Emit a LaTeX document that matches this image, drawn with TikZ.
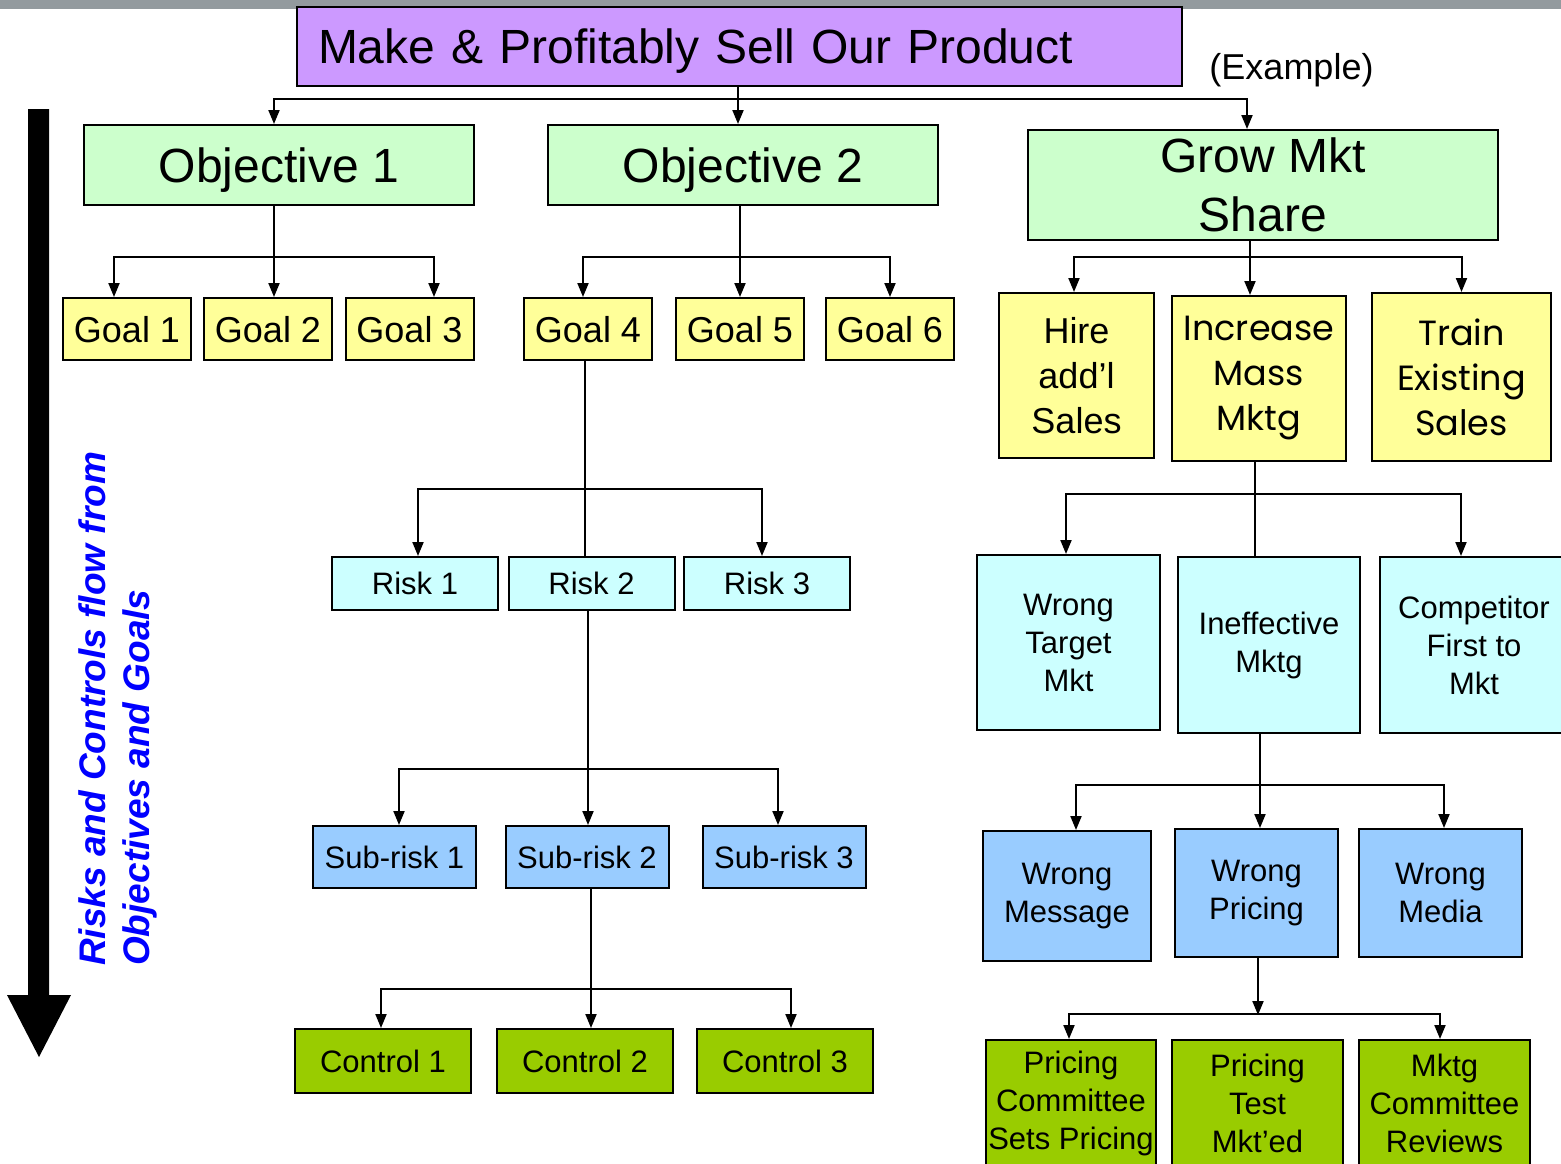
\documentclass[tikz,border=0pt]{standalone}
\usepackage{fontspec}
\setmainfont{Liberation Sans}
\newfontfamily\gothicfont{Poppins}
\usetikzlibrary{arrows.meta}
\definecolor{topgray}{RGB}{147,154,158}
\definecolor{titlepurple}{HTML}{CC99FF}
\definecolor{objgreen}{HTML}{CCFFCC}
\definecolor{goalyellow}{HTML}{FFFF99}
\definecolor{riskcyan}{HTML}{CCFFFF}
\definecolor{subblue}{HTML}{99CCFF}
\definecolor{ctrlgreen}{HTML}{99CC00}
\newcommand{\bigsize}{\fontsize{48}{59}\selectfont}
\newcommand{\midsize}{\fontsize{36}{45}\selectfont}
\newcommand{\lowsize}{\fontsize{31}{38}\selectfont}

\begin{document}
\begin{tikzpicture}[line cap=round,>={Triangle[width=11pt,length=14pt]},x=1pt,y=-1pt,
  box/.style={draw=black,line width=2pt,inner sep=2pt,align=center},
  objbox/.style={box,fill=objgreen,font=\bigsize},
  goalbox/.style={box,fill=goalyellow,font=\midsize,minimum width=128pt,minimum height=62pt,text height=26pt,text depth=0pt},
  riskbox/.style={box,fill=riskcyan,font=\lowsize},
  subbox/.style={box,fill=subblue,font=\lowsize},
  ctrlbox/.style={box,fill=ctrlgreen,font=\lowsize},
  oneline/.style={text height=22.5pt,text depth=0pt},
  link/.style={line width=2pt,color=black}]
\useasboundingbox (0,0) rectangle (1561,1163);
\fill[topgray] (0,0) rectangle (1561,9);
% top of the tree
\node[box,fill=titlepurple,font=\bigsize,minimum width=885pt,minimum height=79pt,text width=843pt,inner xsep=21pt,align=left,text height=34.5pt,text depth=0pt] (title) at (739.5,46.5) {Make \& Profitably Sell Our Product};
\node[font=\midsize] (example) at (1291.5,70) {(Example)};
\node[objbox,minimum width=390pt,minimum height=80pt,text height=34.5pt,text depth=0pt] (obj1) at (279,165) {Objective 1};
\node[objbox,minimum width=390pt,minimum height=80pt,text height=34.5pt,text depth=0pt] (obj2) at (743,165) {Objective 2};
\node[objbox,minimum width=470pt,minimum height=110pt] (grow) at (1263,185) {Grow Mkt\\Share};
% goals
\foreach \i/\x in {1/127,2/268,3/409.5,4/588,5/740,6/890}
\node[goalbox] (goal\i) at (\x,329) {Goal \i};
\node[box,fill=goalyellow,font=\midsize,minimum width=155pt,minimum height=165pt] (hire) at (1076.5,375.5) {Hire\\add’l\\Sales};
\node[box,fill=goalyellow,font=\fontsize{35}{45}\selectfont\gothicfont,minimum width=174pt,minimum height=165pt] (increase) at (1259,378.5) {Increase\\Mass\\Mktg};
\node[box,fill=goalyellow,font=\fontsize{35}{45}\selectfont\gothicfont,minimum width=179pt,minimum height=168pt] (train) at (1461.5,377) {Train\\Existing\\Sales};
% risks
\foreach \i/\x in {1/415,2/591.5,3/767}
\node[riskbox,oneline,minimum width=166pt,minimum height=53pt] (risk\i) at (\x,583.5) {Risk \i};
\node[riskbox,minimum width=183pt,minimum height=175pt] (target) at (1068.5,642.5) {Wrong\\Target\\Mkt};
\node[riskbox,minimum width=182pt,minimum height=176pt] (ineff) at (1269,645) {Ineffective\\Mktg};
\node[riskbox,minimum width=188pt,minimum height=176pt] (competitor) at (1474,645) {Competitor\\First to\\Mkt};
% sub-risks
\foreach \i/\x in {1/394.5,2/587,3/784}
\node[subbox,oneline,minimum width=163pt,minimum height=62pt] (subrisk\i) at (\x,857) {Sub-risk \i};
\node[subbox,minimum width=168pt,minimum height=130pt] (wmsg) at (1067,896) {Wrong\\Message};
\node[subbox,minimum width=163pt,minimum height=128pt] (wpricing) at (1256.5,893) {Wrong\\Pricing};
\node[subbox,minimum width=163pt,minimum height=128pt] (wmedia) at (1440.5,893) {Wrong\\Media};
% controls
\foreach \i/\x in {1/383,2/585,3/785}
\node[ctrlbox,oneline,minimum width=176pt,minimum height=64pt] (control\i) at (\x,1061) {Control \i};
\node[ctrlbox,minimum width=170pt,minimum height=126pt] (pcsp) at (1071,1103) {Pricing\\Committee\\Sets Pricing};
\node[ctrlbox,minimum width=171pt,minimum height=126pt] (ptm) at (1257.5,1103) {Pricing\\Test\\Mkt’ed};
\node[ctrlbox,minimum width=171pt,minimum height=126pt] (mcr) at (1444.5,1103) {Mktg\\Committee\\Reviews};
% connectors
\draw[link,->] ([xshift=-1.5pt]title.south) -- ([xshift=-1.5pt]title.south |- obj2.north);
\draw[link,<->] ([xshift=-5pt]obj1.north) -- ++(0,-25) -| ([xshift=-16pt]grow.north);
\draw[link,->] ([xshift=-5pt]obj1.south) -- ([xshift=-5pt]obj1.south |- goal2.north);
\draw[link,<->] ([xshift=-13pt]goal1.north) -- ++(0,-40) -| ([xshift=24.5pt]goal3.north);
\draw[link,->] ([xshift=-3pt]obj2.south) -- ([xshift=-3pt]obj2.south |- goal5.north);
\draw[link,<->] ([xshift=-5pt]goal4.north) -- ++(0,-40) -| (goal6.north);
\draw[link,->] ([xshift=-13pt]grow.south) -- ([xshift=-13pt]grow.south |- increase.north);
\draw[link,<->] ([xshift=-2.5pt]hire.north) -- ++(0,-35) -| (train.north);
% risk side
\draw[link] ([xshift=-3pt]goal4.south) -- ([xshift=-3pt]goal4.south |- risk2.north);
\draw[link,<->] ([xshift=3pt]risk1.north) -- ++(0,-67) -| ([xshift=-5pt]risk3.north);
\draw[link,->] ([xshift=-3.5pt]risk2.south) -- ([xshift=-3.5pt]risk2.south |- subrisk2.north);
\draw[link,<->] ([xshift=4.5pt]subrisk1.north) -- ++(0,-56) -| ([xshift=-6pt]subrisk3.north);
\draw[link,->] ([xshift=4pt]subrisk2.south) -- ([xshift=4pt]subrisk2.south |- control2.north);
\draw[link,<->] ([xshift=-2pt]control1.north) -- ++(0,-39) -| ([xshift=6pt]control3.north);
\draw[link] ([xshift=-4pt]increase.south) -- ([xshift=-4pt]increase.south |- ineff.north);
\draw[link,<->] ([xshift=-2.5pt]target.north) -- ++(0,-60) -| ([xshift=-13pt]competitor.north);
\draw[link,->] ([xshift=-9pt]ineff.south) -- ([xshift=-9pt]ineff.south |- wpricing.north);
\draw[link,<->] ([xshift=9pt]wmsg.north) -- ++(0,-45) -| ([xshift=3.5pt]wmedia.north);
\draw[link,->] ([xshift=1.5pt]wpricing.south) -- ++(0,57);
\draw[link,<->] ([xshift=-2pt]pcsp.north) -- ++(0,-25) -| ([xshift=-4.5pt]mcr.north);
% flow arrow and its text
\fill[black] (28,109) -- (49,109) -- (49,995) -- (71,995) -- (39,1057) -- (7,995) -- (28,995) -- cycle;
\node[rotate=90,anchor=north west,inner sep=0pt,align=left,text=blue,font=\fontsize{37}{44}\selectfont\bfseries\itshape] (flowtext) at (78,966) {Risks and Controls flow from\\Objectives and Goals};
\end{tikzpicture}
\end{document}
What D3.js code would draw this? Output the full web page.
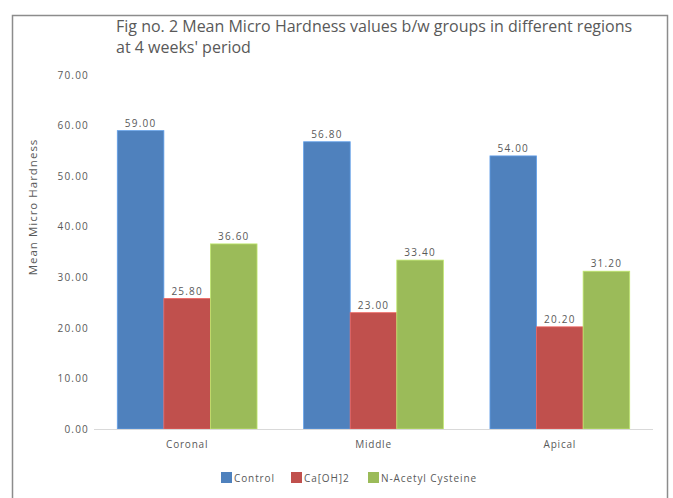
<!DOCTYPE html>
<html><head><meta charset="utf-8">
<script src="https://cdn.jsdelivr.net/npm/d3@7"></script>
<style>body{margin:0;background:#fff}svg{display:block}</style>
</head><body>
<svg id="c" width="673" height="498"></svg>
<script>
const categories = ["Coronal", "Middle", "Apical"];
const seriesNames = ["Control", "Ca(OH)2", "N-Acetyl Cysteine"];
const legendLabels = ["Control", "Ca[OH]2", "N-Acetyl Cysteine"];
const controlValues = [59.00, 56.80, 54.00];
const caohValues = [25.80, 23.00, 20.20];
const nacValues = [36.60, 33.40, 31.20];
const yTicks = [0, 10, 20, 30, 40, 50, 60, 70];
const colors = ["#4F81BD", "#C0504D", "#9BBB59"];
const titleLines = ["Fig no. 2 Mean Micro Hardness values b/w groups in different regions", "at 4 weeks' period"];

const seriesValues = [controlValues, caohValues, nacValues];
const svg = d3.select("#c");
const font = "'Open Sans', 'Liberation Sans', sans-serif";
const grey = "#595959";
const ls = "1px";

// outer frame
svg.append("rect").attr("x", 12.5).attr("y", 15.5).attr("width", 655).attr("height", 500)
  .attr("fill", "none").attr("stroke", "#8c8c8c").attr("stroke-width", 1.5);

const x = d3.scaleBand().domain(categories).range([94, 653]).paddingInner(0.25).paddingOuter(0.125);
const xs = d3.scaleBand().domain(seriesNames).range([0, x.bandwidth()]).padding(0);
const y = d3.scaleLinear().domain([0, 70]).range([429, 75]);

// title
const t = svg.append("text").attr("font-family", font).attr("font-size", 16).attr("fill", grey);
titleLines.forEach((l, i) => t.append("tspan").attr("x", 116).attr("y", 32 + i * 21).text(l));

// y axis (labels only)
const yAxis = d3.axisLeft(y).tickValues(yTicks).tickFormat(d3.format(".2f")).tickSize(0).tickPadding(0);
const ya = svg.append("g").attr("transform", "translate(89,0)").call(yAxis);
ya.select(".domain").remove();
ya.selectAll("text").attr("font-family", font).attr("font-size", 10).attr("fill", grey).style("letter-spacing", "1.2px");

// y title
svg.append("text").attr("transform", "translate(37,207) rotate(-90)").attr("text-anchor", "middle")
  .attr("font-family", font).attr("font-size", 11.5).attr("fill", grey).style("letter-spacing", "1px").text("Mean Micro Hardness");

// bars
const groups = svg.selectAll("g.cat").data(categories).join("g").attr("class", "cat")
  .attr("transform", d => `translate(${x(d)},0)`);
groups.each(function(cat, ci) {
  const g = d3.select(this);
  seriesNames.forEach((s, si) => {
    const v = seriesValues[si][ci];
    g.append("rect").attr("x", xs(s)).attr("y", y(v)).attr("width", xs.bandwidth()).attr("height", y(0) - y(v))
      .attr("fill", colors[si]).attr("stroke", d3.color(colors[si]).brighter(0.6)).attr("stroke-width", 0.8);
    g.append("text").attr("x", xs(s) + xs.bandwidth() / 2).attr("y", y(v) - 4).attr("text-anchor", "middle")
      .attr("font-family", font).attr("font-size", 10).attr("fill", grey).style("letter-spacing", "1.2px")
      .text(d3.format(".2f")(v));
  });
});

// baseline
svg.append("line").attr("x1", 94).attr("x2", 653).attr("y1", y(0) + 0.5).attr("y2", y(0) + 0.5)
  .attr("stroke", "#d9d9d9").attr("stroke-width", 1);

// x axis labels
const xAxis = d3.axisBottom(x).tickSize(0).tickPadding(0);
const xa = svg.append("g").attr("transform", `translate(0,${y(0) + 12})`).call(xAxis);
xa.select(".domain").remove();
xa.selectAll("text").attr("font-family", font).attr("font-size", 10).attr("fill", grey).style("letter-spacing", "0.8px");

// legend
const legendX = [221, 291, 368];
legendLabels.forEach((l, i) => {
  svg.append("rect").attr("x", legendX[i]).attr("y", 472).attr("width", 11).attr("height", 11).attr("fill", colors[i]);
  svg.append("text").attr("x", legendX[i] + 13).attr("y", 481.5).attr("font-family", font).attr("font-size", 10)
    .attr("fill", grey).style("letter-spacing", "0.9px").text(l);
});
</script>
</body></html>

:::::

_Problem_.
Review the preceding data and report every line that includes the string "this".

_Exercise result_.
Emit a LaTeX document that matches this image, drawn with TikZ.
What D3.js code would draw this? Output the full web page.
  const g = d3.select(this);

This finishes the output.